Volca Beats has six analogue and four PCM sounds. The kick can be clicky or deep, the hats cut nicely, and the snare has a woody tone that can be further bolstered by layering a PCM clap or increasing the amount of 'snap'.
As with the other Volcas, connectivity options are somewhat limited. There's just a single stereo mini-jack output (though there is also a built-in speaker), a MIDI In port and Sync In/Out so that you can use the Beats with the other devices in the range. The Beats can be battery- or mains-powered, but you don't get a power supply in the box.
Ultimately, the Volca Beats is about fun, and that's what you'll have when you use it. If you want quality analogue drum sounds on a budget, look no further.
As a side note, Korg has the Volca Kick, a new groovebox dedicated to bass drum sounds, on the way, too.
MFB Tanzmaus and Tanzbär Lite
The Tanzbär Lite features a stripped-back selection of nine analogue sounds based on those found in MFB's flagship Tanzbär drum machine. These consist of a kick, snare, rimshot, clap, tom/conga, cowbell, clave, cymbal and hi-hat.

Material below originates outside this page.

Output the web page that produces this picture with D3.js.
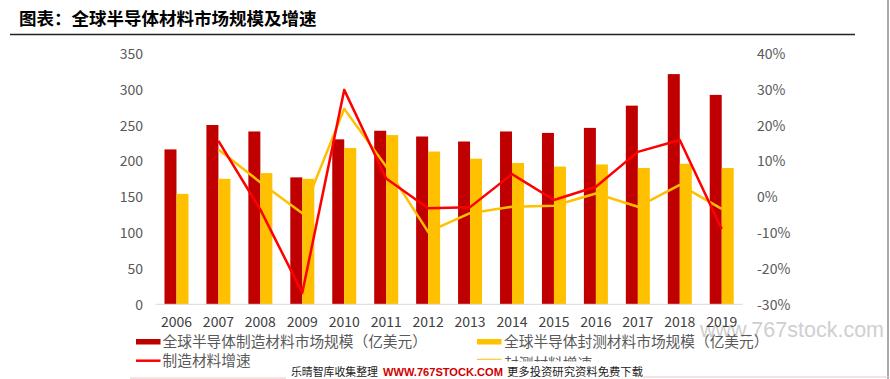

On the whole, the sounds are of a punchy and minimal variety; there's definitely a heavy x0x influence here, but the Lite has a certain metallic, raw quality that's all its own.
The Tanzmaus packs in five analogue drums - kick, snare, rimshot, clap and tom - and a pair of sample tracks. The sound here is grittier and meatier than on the Tanzbär. Each of the two sample sections offers a range of 16 built-in samples with a decay and pitch control.
As well as sharing a visual style, both drum machines have an almost identical workflow, which is far from intuitive. Given their passing resemblance to Roland's x0x boxes, we wrongly assumed that we'd be able to work out how to step sequence a drum pattern based merely on our knowledge of other drum machines and a little guesswork. In reality, we found ourselves needing to read the accompanying manual pretty much cover to cover in order to create a beat
With its lo-fi samples and beefy kick, the Tanzmaus is our personal favourite; without the need for any effects, it sounds ready to be plugged directly into the desk at Berghain in order to unleash its inner techno fury. Both machines are worth investigating, though; despite our issues with the workflow, we like them.
BUY: Read MFB Tanzmaus and Tanzbär Lite currently available from:
Roland Aira TR-8
The TR-8 is a digital drum machine that utilises Roland's ACB modelling engine (Analogue Circuit Behaviour), which aims to faithfully recreate analogue circuits and the way they behave. Models of TR-808 and TR-909 come as standard (there are no samples onboard), and there's also an add-on pack that gives you 707, 727 and 606 sounds, too (€100).
There are step and real-time recording modes, and you can create kits that mix 808 and 909 sounds together. There are 16 user-writeable patterns, each of which has two parts (A and B) of 16 steps each. These can be chained together to create 32-step patterns.
Sonically, the ACB technology has captured the essence of the original TR-808/909 amazingly well. In fact, these are the most authentic emulations we've heard in the digital domain. The sounds aren't static and subtly change on each step.
Great for live performance, the TR-8 also integrates well with your DAW, with an audio output-per-sound being provided over USB. And, crucially, it feels like it has the potential to be a new classic in the making.
Elektron Analog RYTM
At the heart of the RYTM is an eight-voice analogue/digital sound engine (with digital noise/envelopes/LFO) mated to a 13-track sequencer (including an FX track). Each track (except the FX) has a corresponding backlit pressure-sensitive rubber pad and each pad/track can contain one of Elektron’s 'machines' - self-contained synth engines dedicated to making a particular type of drum sound.
Sound-wise, there's much to love, and it's great that each track has an audio output on the back. Plus, there's an audio input for processing external audio through the built-in compressor. The RYTM excels at dark twisted electronica and 808/909 style drums, but it can do more natural drums/percussion too, particularly when employing the factory/user samples.
Elektron's Overbridge software, which fully integrates the RYTM with your DAW, makes this box an even more appealing purchase.
The RYTM is a powerful and accomplished drum machine that will keep most folks inspired for years. It's deep and sounds superb, and we highly recommend it to anyone wanting to take beat making out of the computer.
Dave Smith Instruments and Roger Linn Design Tempest
Made by two legendary electronic instrument designers and built with live performance in mind, the Tempest is an analogue/digital synth based on tweaked Evolver/Tetra/Prophet 08 voice chips that also comes with an MPC-style sequencer.
The Tempest's six-voice polyphonic sound engine has two digitally-controlled analogue oscillators (DCOs) and two digital oscillators containing one-shot drum machine samples.
So, how does it sound and feel? Well, imagine a pimped up MPC3000 or 60 sequencer attached to a DSI Mopho/Evolver with real-time control/effects and you get the idea. Recording beats is easy - simply press record while the sequencer is playing and the beat will loop. You can then overdub/erase sounds as you want (like on an MPC). You can also enter each sound manually using the 16 steps in event mode.
As you may have gathered, this is a seriously deep machine. It may be pricey, but no other drum machine on the market is this powerful in terms of hands-on synthesis.